The podcast discusses advancements in AI agent automation, focusing on their ability to manage complex tasks and real-world resources, such as configuring compute clusters and provisioning GPUs. Challenges include ensuring efficient resource management and reducing inefficiencies like unnecessary GPU usage. Frameworks like Dynamo enable sub-agent coordination for task delegation, while systems like DGX Sparks model router optimize performance by dynamically routing queries between local and foundation models. Speculative decoding is highlighted as a technique to enhance efficiency in long-running tasks by predicting future prompts and prefetching data.
Technical innovations in CLI tools, such as ALECs redesigned CLI for streamlined compute resource access, are emphasized, alongside the debate between CLIs and APIs for local system interfacing, security, and portability. The discussion also covers professional GPU performance, noting that professional GPUs (e.g., Blackwell) offer cost efficiency and high throughput for large-scale tasks, though they may lag in speed compared to gaming GPUs. Challenges in AI systems include token cost optimization for long-running tasks, domain-specific efficiency trade-offs, and balancing scalability with economic and architectural goals.

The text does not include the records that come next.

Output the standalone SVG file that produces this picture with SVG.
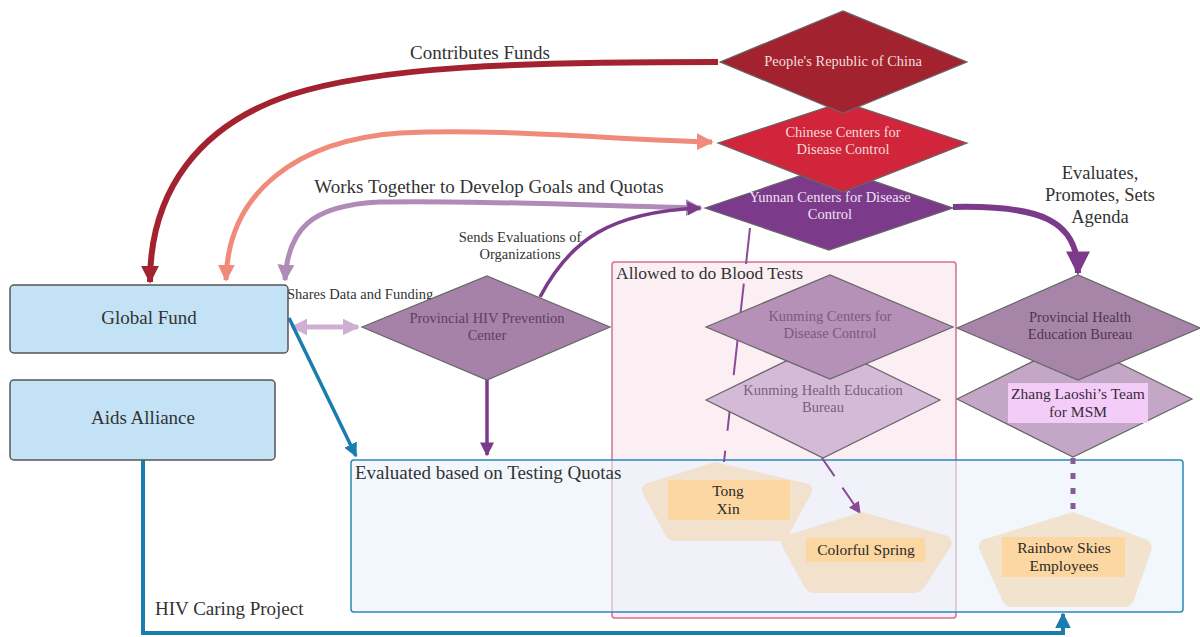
<svg xmlns="http://www.w3.org/2000/svg" width="1200" height="637" viewBox="0 0 1200 637">
<style>
text{font-family:"Liberation Serif","Times New Roman",serif;fill:#333}
.lbl{font-size:19px}
.dl{font-family:"Liberation Serif","Times New Roman",serif;font-size:14.5px;text-anchor:middle}
.sm{font-family:"Liberation Serif","Times New Roman",serif;font-size:15.5px;text-anchor:middle;fill:#2a2a2a}
.box{fill:#c3e2f5;stroke:#555;stroke-width:1.5}
.dia{stroke:#666;stroke-width:1.2}
.pent{fill:#f2dfc6;opacity:0.85}
.plab{fill:#fdd7a2}
.c{fill:none}
</style>
<defs>
<marker id="aRed" viewBox="0 0 10 10" refX="9" refY="5" markerWidth="3" markerHeight="3.4" orient="auto-start-reverse"><path d="M0,0L10,5L0,10z" fill="#a3222f"/></marker>
<marker id="aSal" viewBox="0 0 10 10" refX="9" refY="5" markerWidth="3.4" markerHeight="3.4" orient="auto-start-reverse"><path d="M0,0L10,5L0,10z" fill="#f08a7a"/></marker>
<marker id="aLp" viewBox="0 0 10 10" refX="9" refY="5" markerWidth="3.4" markerHeight="3.4" orient="auto-start-reverse"><path d="M0,0L10,5L0,10z" fill="#b08bb8"/></marker>
<marker id="aLp2" viewBox="0 0 10 10" refX="9" refY="5" markerWidth="3.4" markerHeight="3.4" orient="auto-start-reverse"><path d="M0,0L10,5L0,10z" fill="#cfb0d3"/></marker>
<marker id="aDp" viewBox="0 0 10 10" refX="9" refY="5" markerWidth="4" markerHeight="4" orient="auto-start-reverse"><path d="M0,0L10,5L0,10z" fill="#7b3a8a"/></marker>
<marker id="aDpS" viewBox="0 0 10 10" refX="9" refY="5" markerWidth="6" markerHeight="6" orient="auto-start-reverse"><path d="M0,0L10,5L0,10z" fill="#8a4a98"/></marker>
<marker id="aBl" viewBox="0 0 10 10" refX="9" refY="5" markerWidth="4" markerHeight="4" orient="auto-start-reverse"><path d="M0,0L10,5L0,10z" fill="#1a7db0"/></marker>
</defs>

<g id="container-blood">
<rect x="612" y="262" width="344" height="356" rx="3" fill="#fbe9f0" fill-opacity="0.75" stroke="#d2708f" stroke-width="1.5"/>
<text x="616" y="279" style="font-size:17.5px">Allowed to do Blood Tests</text>
</g>
<g id="container-eval">
<rect x="351" y="460" width="832" height="152" rx="3" fill="#e8f1fb" fill-opacity="0.6" stroke="#2a88b8" stroke-width="1.5"/>
<text x="355" y="479" class="lbl">Evaluated based on Testing Quotas</text>
</g>

<g id="connectors">
<path class="c" d="M718,62 C520,62 380,66 290,95 C200,125 150,190 150,282" stroke="#a3222f" stroke-width="6" marker-end="url(#aRed)"/>
<path class="c" d="M226,280 C228,190 300,140 400,133 C500,128 620,140 712,142" stroke="#f08a7a" stroke-width="5" marker-start="url(#aSal)" marker-end="url(#aSal)"/>
<path class="c" d="M285,280 C288,230 310,205 380,202 C480,200 600,206 701,208" stroke="#b08bb8" stroke-width="5" marker-start="url(#aLp)" marker-end="url(#aLp)"/>
<path class="c" d="M540,297 C570,240 610,212 700,208" stroke="#7b3a8a" stroke-width="3.5" marker-end="url(#aDp)"/>
<path class="c" d="M292,327 L358,327" stroke="#cfb0d3" stroke-width="5" marker-start="url(#aLp2)" marker-end="url(#aLp2)"/>
<path class="c" d="M289,318 L356,456" stroke="#1a7db0" stroke-width="3.5" marker-end="url(#aBl)"/>
<path class="c" d="M487,380 L487,455" stroke="#7b3a8a" stroke-width="3.5" marker-end="url(#aDp)"/>
<path class="c" d="M953,207 C1040,205 1078,220 1078,273" stroke="#7b3a8a" stroke-width="6" marker-end="url(#aDp)"/>
<path class="c" d="M750,228 L724,462" stroke="#8a4a98" stroke-width="2" stroke-dasharray="36,20"/>
<path class="c" d="M822,458 L860,513" stroke="#8a4a98" stroke-width="2" stroke-dasharray="22,14" marker-end="url(#aDpS)"/>
<path class="c" d="M1073,458 L1073,512" stroke="#8a5a9a" stroke-width="5" stroke-dasharray="6,9"/>
<path class="c" d="M143,460 L143,633 L1063,633 L1063,614" stroke="#1a7db0" stroke-width="4" marker-end="url(#aBl)"/>
<text x="480" y="59" class="lbl" text-anchor="middle">Contributes Funds</text>
<text x="489" y="193" class="lbl" text-anchor="middle">Works Together to Develop Goals and Quotas</text>
<text x="520" y="242" class="dl">Sends Evaluations of</text>
<text x="520" y="259" class="dl">Organizations</text>
<text x="287" y="299" style="font-size:14.5px">Shares Data and Funding</text>
<text x="1100" y="179" style="font-size:18.5px" text-anchor="middle">Evaluates,</text>
<text x="1100" y="201" style="font-size:18.5px" text-anchor="middle">Promotes, Sets</text>
<text x="1100" y="223" style="font-size:18.5px" text-anchor="middle">Agenda</text>
<text x="155" y="615" class="lbl">HIV Caring Project</text>
</g>

<g id="global-fund">
<rect x="10" y="285" width="278" height="68" rx="4" class="box"/>
<text x="149" y="324" class="lbl" text-anchor="middle">Global Fund</text>
</g>
<g id="aids-alliance">
<rect x="10" y="380" width="265" height="80" rx="4" class="box"/>
<text x="143" y="424" class="lbl" text-anchor="middle">Aids Alliance</text>
</g>

<g id="yunnan-cdc">
<polygon points="705,208 829,166 953,208 829,250" class="dia" fill="#7b3a8a"/>
<text x="830" y="202" class="dl" style="fill:#efe2f2">Yunnan Centers for Disease</text>
<text x="830" y="219" class="dl" style="fill:#efe2f2">Control</text>
</g>
<g id="chinese-cdc">
<polygon points="718,143 843,102 967,143 843,192" class="dia" fill="#d0253a"/>
<text x="843" y="137" class="dl" style="fill:#f5dada">Chinese Centers for</text>
<text x="843" y="154" class="dl" style="fill:#f5dada">Disease Control</text>
</g>
<g id="prc">
<polygon points="720,62 843,11 967,62 843,113" class="dia" fill="#a3222f"/>
<text x="843" y="66" class="dl" style="fill:#f3dede">People's Republic of China</text>
</g>

<g id="provincial-hiv">
<polygon points="362,327 487,276 610,327 487,380" class="dia" fill="#a682a8"/>
<text x="487" y="323" class="dl" style="fill:#5d3f63">Provincial HIV Prevention</text>
<text x="487" y="340" class="dl" style="fill:#5d3f63">Center</text>
</g>

<g id="kunming-heb">
<polygon points="706,400 823,343 940,400 823,458" class="dia" fill="#d4bad6"/>
<text x="823" y="395" class="dl" style="fill:#7a5e80">Kunming Health Education</text>
<text x="823" y="412" class="dl" style="fill:#7a5e80">Bureau</text>
</g>
<g id="kunming-cdc">
<polygon points="706,327 830,275 953,327 830,379" class="dia" fill="#b590b7"/>
<text x="830" y="321" class="dl" style="fill:#7a5a80">Kunming Centers for</text>
<text x="830" y="338" class="dl" style="fill:#7a5a80">Disease Control</text>
</g>

<g id="zhang-team">
<polygon points="957,399 1074,341 1192,399 1073,457" class="dia" fill="#c4a6c7"/>
<rect x="1008" y="383" width="140" height="40" fill="#f3cdf7"/>
<text x="1078" y="399" class="sm" style="fill:#3a2a40">Zhang Laoshi’s Team</text>
<text x="1078" y="417" class="sm" style="fill:#3a2a40">for MSM</text>
</g>
<g id="provincial-heb">
<polygon points="957,328 1078,275 1200,328 1078,380" class="dia" fill="#a785a8"/>
<text x="1080" y="322" class="dl" style="fill:#4d3553">Provincial Health</text>
<text x="1080" y="339" class="dl" style="fill:#4d3553">Education Bureau</text>
</g>

<g id="tong-xin">
<path d="M715,462 L809,484 Q814,488 811,494 L788,536 Q785,541 779,541 L675,541 Q669,541 666,536 L643,494 Q640,488 645,484 Z" class="pent"/>
<rect x="668" y="480" width="122" height="40" class="plab"/>
<text x="728" y="496" class="sm">Tong</text>
<text x="728" y="514" class="sm">Xin</text>
</g>
<g id="colorful-spring">
<path d="M862,512 L948,536 Q953,540 951,546 L924,588 Q920,593 914,593 L814,593 Q808,593 805,588 L782,546 Q779,540 784,536 Z" class="pent"/>
<rect x="806" y="538" width="119" height="24" class="plab"/>
<text x="866" y="555" class="sm">Colorful Spring</text>
</g>
<g id="rainbow-skies">
<path d="M1073,512 L1148,540 Q1153,545 1151,551 L1134,600 Q1131,607 1124,607 L1012,607 Q1005,607 1002,600 L980,551 Q977,545 982,540 Z" class="pent"/>
<rect x="1002" y="537" width="123" height="40" class="plab"/>
<text x="1064" y="553" class="sm">Rainbow Skies</text>
<text x="1064" y="571" class="sm">Employees</text>
</g>
</svg>
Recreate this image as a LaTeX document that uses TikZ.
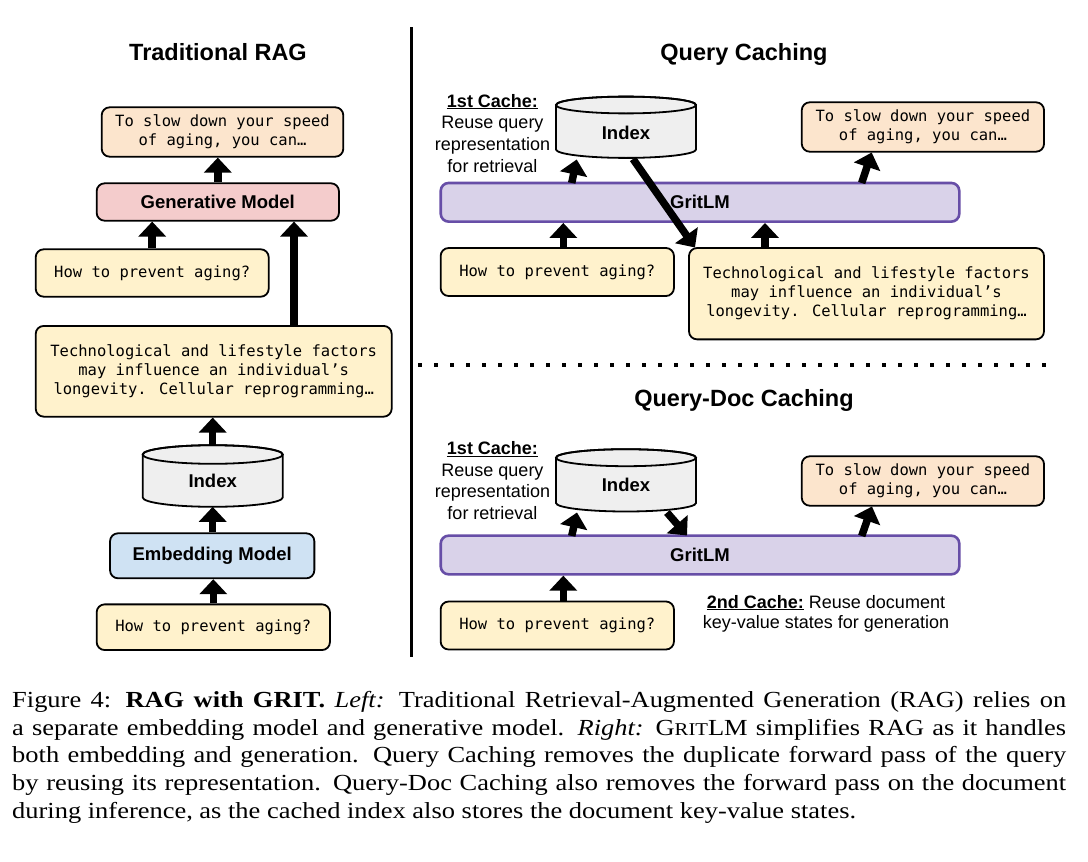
\documentclass[tikz,border=0pt]{standalone}
\usepackage{fontspec}
\usetikzlibrary{arrows.meta,calc}
\newfontfamily\lsans{Liberation Sans}
\newfontfamily\lmono{DejaVu Sans Mono}
\newfontfamily\capfont{Liberation Serif}[FakeStretch=1.15]
\definecolor{cpeach}{HTML}{FCE5CD}
\definecolor{cyell}{HTML}{FFF2CC}
\definecolor{cpink}{HTML}{F4CCCC}
\definecolor{cblue}{HTML}{CFE2F3}
\definecolor{clav}{HTML}{D9D2E9}
\definecolor{cpurple}{HTML}{674EA7}
\definecolor{cgray}{HTML}{EFEFEF}
\newcommand\drawcyl[5]{%
  \filldraw[cylstyle] (#1-#2,#3) -- (#1-#2,#4) arc[start angle=180,end angle=360,x radius=#2pt,y radius=#5pt] -- (#1+#2,#3) arc[start angle=0,end angle=180,x radius=#2pt,y radius=#5pt] -- cycle;
  \draw[line width=1.8pt] (#1,#3) ellipse[x radius=#2pt,y radius=#5pt];}
\newcommand\capline[1]{\hbox to 1054pt{#1}}
\begin{document}
\begin{tikzpicture}[x=1pt,y=-1pt,
  txtbox/.style={draw=black, line width=1.8pt, rounded corners=8pt, inner sep=0pt, align=center, font=\lmono\fontsize{15.5}{19}\selectfont},
  modelbox/.style={draw=black, line width=1.8pt, rounded corners=8pt, inner sep=0pt, font=\lsans\bfseries\fontsize{18.5}{21}\selectfont},
  gritbox/.style={draw=cpurple, fill=clav, line width=2.6pt, rounded corners=8pt, inner sep=0pt, minimum width=518.6pt, minimum height=38.7pt, font=\lsans\bfseries\fontsize{18.5}{21}\selectfont},
  bigarrow/.style={line width=7.5pt, -{Triangle[width=27pt,length=15pt]}},
  titletext/.style={font=\lsans\bfseries\fontsize{23.5}{28}\selectfont, anchor=base, inner sep=0pt},
  labtext/.style={font=\lsans\fontsize{18}{21}\selectfont, anchor=base, inner sep=0pt},
  idxtext/.style={font=\lsans\bfseries\fontsize{18.5}{21}\selectfont, inner sep=0pt},
  cylstyle/.style={fill=cgray, draw=black, line width=1.8pt},
  captext/.style={font=\capfont\fontsize{23}{27.75}\selectfont, anchor=base west, inner sep=0pt}
]
\useasboundingbox (0,0) rectangle (1088,862);
\fill[white] (0,0) rectangle (1088,862);

% ---------- separators ----------
\draw[line width=3pt] (411.5,27) -- (411.5,657);
\draw[line width=4pt, dash pattern=on 4pt off 12pt] (418,365) -- (1052,365);

% ---------- titles ----------
\node[titletext] (t1) at (218,60) {Traditional RAG};
\node[titletext] (t2) at (744,60) {Query Caching};
\node[titletext] (t3) at (744,406.5) {Query-Doc Caching};

% ---------- left: traditional RAG ----------
\node[txtbox, fill=cpeach, minimum width=241.6pt, minimum height=49.4pt] (outL) at (222.5,132) {To slow down your speed\\of aging, you can…};
\node[modelbox, fill=cpink, minimum width=242.3pt, minimum height=37.4pt] (genL) at (217.8,202) {Generative Model};
\node[txtbox, fill=cyell, minimum width=233pt, minimum height=47.4pt] (qL) at (152.2,273) {How to prevent aging?};
\node[txtbox, fill=cyell, minimum width=356pt, minimum height=90.7pt] (docL) at (213.7,371.3) {Technological and lifestyle factors\\may influence an individual’s\\longevity. Cellular reprogramming…};
\drawcyl{212.7}{70}{454.5}{497.5}{9.3}
\node[idxtext] (idxL) at (212.7,481) {Index};
\coordinate (idxLtop) at (212.7,445.2);
\coordinate (idxLbot) at (212.7,506.8);
\node[modelbox, fill=cblue, minimum width=204.3pt, minimum height=45pt] (embL) at (212.2,555.8) {Embedding Model};
\node[txtbox, fill=cyell, minimum width=233.3pt, minimum height=45.7pt] (q2L) at (213.3,627.2) {How to prevent aging?};
\coordinate (bL) at (294,0);

% ---------- right top: query caching ----------
\node[labtext] (c1a) at (492.5,107) {\underline{\textbf{1st Cache:}}};
\node[labtext] (c1b) at (492.5,128.7) {Reuse query};
\node[labtext] (c1c) at (492.5,150.4) {representation};
\node[labtext] (c1d) at (492.5,172) {for retrieval};
\drawcyl{626}{70}{105}{149.5}{8.4}
\node[idxtext] (idx1) at (626,132.7) {Index};
\node[txtbox, fill=cpeach, minimum width=242.3pt, minimum height=49.4pt] (out1) at (922.9,127) {To slow down your speed\\of aging, you can…};
\node[gritbox] (g1) at (700,202.3) {GritLM};
\node[txtbox, fill=cyell, minimum width=233.3pt, minimum height=48pt] (q1) at (557.3,272) {How to prevent aging?};
\node[txtbox, fill=cyell, minimum width=355pt, minimum height=91.3pt] (doc1) at (866.5,293.7) {Technological and lifestyle factors\\may influence an individual’s\\longevity. Cellular reprogramming…};
\coordinate (a1s) at (571.7,183);
\coordinate (a1e) at (576.7,159.5);
\coordinate (a2s) at (633,159);
\coordinate (a2e) at (695,247.5);
\coordinate (a3s) at (861.7,183);
\coordinate (a3e) at (871.7,152.5);
\coordinate (xq) at (563.3,0);
\coordinate (xd) at (765,0);

% ---------- right bottom: query-doc caching ----------
\node[labtext] (c2a) at (492.5,454.3) {\underline{\textbf{1st Cache:}}};
\node[labtext] (c2b) at (492.5,476) {Reuse query};
\node[labtext] (c2c) at (492.5,497.7) {representation};
\node[labtext] (c2d) at (492.5,519.4) {for retrieval};
\drawcyl{626}{70}{457.7}{503}{8.5}
\node[idxtext] (idx2) at (626,485.3) {Index};
\node[txtbox, fill=cpeach, minimum width=242.3pt, minimum height=49.4pt] (out2) at (922.9,481) {To slow down your speed\\of aging, you can…};
\node[gritbox] (g2) at (700,555) {GritLM};
\node[txtbox, fill=cyell, minimum width=233.3pt, minimum height=48pt] (q2) at (557.3,625.5) {How to prevent aging?};
\node[labtext] (k1) at (826,608) {\underline{\textbf{2nd Cache:}} Reuse document};
\node[labtext] (k2) at (826,628) {key-value states for generation};
\coordinate (b1s) at (571.7,536);
\coordinate (b1e) at (577,512.5);
\coordinate (b2s) at (667,512.5);
\coordinate (b2e) at (687,535.5);
\coordinate (b3s) at (861.7,536);
\coordinate (b3e) at (872,506.5);

% ---------- arrows ----------
\draw[bigarrow] (genL.north) -- (genL.north |- outL.south);
\draw[bigarrow] (qL.north) -- (qL.north |- genL.south);
\draw[bigarrow] (docL.north -| bL) -- (genL.south -| bL);
\draw[bigarrow] (idxLtop) -- (idxLtop |- docL.south);
\draw[bigarrow] (embL.north -| idxLbot) -- (idxLbot);
\draw[bigarrow] (q2L.north) -- (q2L.north |- embL.south);

\draw[bigarrow] (a1s) -- (a1e);
\draw[bigarrow] (a2s) -- (a2e);
\draw[bigarrow] (a3s) -- (a3e);
\draw[bigarrow] (q1.north -| xq) -- (g1.south -| xq);
\draw[bigarrow] (doc1.north -| xd) -- (g1.south -| xd);

\draw[bigarrow] (b1s) -- (b1e);
\draw[bigarrow] (b2s) -- (b2e);
\draw[bigarrow] (b3s) -- (b3e);
\draw[bigarrow] (q2.north -| xq) -- (g2.south -| xq);

% ---------- caption ----------
\node[captext] (cap1) at (12,707.3) {\capline{Figure 4: \textbf{RAG with GRIT.} \textit{Left:} Traditional Retrieval-Augmented Generation (RAG) relies on}};
\node[captext] (cap2) at (12,735) {\capline{a separate embedding model and generative model. \textit{Right:} G{\fontsize{18}{20}\selectfont RIT}LM simplifies RAG as it handles}};
\node[captext] (cap3) at (12,762.8) {\capline{both embedding and generation. Query Caching removes the duplicate forward pass of the query}};
\node[captext] (cap4) at (12,790.5) {\capline{by reusing its representation. Query-Doc Caching also removes the forward pass on the document}};
\node[captext] (cap5) at (12,818.3) {during inference, as the cached index also stores the document key-value states.};
\end{tikzpicture}
\end{document}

Looking ahead, 2024 is framed as the "Year of System as Model," with a focus on scalable, distributed AI architectures. Innovations like Wide EP and MOE models are critical for enabling high parallelism and inference efficiency. Long-term goals for AI agents include achieving self-consistent autonomy over extended periods, though efficiency and cost hurdles remain. The content underscores the interplay between technical innovation, practical implementation, and the evolving landscape of AI and developer tools.